*Goal*:
Reproduce nothing except the lines between the line with "Write the TikZ code for this diagram." and the line with "(0,0) rectangle (525,491);", both ends included, and please leave out pictures.
++++++++++++++++++++
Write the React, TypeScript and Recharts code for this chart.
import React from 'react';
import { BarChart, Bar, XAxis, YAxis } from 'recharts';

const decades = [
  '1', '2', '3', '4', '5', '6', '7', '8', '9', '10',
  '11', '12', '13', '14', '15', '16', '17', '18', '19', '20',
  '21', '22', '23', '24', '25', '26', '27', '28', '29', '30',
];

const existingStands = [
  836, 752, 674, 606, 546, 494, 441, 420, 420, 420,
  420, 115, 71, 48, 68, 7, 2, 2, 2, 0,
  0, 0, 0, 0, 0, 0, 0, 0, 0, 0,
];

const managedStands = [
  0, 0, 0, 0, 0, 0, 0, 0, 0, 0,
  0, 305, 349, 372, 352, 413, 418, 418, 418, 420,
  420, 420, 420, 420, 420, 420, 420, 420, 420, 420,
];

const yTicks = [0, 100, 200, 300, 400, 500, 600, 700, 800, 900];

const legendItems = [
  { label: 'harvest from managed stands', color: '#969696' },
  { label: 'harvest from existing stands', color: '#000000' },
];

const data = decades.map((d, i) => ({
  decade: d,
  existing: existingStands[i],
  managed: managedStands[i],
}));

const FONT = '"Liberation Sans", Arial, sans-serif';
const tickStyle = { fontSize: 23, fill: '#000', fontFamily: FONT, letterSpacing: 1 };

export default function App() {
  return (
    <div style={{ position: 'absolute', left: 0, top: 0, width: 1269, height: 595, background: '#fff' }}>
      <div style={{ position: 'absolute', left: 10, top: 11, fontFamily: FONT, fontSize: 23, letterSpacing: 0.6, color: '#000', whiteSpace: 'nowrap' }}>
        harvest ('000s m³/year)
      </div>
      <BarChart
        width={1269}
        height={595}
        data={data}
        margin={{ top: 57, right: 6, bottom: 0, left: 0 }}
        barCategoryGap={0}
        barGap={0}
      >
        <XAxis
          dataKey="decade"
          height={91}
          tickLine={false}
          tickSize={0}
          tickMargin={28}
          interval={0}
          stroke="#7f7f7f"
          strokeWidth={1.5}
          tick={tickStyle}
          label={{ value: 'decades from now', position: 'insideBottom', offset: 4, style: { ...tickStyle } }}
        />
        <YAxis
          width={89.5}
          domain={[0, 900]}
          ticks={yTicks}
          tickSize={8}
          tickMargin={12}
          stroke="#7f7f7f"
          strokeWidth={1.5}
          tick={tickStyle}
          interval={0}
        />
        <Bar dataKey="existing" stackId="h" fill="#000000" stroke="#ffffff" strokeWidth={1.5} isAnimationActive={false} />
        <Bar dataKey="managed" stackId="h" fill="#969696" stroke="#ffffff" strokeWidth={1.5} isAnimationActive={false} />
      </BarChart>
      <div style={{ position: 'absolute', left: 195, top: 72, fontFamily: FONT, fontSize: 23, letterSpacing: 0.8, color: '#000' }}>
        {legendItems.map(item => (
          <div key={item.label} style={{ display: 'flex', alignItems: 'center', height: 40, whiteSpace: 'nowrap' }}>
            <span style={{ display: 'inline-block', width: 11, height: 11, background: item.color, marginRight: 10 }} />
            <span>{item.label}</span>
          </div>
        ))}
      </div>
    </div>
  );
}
++++++++++++++++++++
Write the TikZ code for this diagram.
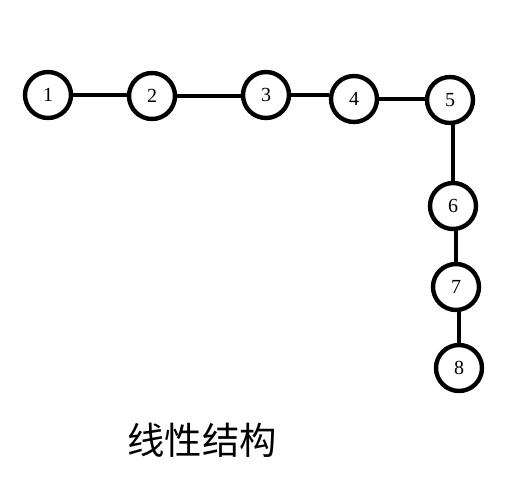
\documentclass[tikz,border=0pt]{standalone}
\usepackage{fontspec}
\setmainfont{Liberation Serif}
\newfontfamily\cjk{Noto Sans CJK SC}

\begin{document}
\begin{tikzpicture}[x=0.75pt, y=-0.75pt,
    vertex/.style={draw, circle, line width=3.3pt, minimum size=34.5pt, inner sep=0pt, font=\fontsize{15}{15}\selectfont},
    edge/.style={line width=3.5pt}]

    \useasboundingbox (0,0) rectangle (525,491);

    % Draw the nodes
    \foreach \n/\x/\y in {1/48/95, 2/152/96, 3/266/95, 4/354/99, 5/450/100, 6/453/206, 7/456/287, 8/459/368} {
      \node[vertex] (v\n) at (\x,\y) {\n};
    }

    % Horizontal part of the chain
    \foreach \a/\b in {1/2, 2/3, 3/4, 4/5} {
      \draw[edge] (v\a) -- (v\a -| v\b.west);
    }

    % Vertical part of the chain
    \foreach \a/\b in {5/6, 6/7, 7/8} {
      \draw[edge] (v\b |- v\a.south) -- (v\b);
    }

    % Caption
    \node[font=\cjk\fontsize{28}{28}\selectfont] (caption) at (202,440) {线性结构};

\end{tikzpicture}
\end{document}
++++++++++++++++++++
*Complete answer*:
Write the TikZ code for this diagram.
\documentclass[tikz,border=0pt]{standalone}
\usepackage{fontspec}
\setmainfont{Liberation Serif}
\newfontfamily\cjk{Noto Sans CJK SC}

\begin{document}
\begin{tikzpicture}[x=0.75pt, y=-0.75pt,
    vertex/.style={draw, circle, line width=3.3pt, minimum size=34.5pt, inner sep=0pt, font=\fontsize{15}{15}\selectfont},
    edge/.style={line width=3.5pt}]

    \useasboundingbox (0,0) rectangle (525,491);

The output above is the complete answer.